## Stored data
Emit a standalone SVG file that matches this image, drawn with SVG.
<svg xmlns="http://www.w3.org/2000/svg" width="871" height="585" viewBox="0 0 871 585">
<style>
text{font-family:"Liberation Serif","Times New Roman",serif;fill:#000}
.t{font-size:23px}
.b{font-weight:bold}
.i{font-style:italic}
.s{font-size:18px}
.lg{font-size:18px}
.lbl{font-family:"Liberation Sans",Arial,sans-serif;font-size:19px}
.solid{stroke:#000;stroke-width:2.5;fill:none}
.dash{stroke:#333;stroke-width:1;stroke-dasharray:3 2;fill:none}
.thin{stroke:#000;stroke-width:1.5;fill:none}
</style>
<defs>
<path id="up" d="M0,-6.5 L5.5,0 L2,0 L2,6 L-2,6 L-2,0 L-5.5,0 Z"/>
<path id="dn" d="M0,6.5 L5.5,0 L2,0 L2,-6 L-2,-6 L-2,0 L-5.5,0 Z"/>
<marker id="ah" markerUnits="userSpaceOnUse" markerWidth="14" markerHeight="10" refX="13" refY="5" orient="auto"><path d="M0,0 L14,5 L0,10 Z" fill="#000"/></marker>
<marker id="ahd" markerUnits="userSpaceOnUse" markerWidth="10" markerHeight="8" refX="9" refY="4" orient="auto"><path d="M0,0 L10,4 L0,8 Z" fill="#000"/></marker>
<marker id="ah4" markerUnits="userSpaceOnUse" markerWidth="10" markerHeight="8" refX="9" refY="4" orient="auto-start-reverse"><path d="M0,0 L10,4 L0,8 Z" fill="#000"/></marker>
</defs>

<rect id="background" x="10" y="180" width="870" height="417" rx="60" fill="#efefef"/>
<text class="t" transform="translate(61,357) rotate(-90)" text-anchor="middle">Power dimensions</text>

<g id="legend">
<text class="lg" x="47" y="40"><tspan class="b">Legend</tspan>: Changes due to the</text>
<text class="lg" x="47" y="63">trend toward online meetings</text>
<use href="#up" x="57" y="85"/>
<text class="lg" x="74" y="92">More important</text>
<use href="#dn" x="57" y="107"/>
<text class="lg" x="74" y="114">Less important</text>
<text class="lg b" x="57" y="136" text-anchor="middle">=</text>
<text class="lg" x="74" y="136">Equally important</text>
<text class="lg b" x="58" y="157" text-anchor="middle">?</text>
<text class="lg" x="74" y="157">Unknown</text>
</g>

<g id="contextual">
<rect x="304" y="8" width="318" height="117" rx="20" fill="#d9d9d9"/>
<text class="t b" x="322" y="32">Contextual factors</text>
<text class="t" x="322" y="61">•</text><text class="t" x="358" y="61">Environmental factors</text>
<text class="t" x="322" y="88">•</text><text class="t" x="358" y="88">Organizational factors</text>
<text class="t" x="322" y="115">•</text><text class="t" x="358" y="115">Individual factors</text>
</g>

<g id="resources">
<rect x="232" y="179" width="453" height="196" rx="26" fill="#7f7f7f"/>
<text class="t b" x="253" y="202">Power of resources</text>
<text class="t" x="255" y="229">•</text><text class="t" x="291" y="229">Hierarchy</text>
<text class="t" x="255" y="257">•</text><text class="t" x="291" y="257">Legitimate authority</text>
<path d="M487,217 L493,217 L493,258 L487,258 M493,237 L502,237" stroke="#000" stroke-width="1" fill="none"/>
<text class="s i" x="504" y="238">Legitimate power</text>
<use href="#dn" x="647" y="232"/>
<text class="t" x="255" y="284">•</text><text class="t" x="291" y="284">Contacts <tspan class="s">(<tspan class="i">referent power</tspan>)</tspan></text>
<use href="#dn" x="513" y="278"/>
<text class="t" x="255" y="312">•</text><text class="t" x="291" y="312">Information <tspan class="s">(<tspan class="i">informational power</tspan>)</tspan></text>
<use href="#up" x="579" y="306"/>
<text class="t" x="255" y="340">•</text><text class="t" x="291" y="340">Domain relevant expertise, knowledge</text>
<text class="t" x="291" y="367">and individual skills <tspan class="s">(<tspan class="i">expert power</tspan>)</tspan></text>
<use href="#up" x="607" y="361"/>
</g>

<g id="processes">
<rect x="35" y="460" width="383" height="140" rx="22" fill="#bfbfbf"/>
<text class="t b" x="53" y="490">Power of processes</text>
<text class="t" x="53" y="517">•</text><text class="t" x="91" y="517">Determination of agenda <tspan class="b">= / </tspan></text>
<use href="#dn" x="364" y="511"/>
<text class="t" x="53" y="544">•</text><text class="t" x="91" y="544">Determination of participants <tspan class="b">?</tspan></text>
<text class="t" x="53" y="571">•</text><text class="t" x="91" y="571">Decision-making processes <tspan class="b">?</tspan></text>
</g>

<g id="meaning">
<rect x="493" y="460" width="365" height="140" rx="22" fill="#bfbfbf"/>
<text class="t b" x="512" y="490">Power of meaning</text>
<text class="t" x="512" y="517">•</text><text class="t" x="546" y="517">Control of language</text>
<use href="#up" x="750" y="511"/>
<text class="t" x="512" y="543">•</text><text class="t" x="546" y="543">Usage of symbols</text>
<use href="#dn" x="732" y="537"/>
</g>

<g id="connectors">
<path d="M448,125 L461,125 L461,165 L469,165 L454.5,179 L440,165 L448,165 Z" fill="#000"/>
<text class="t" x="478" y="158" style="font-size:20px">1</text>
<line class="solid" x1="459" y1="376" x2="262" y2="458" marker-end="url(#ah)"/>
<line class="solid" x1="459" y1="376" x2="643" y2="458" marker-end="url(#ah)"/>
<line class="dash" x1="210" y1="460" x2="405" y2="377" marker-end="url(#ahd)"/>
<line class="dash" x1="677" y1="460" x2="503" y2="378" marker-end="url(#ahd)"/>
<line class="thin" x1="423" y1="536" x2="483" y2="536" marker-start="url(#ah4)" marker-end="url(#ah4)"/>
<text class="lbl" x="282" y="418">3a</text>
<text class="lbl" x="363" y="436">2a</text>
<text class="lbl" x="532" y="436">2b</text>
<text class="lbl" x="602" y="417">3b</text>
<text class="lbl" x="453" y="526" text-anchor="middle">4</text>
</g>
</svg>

---

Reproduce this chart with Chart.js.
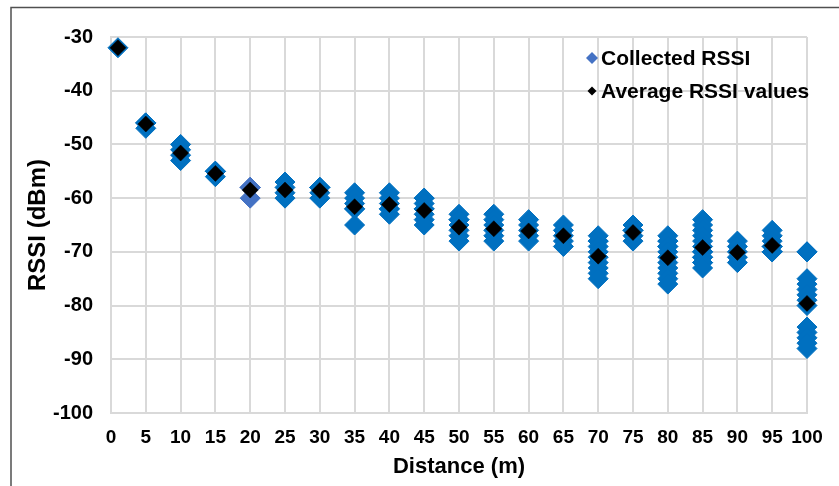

## Instructions for the task
Copy every line above that holds the word "this".

## The response
Emit a standalone SVG file that matches this image, drawn with SVG.
Reproduce this chart with Chart.js.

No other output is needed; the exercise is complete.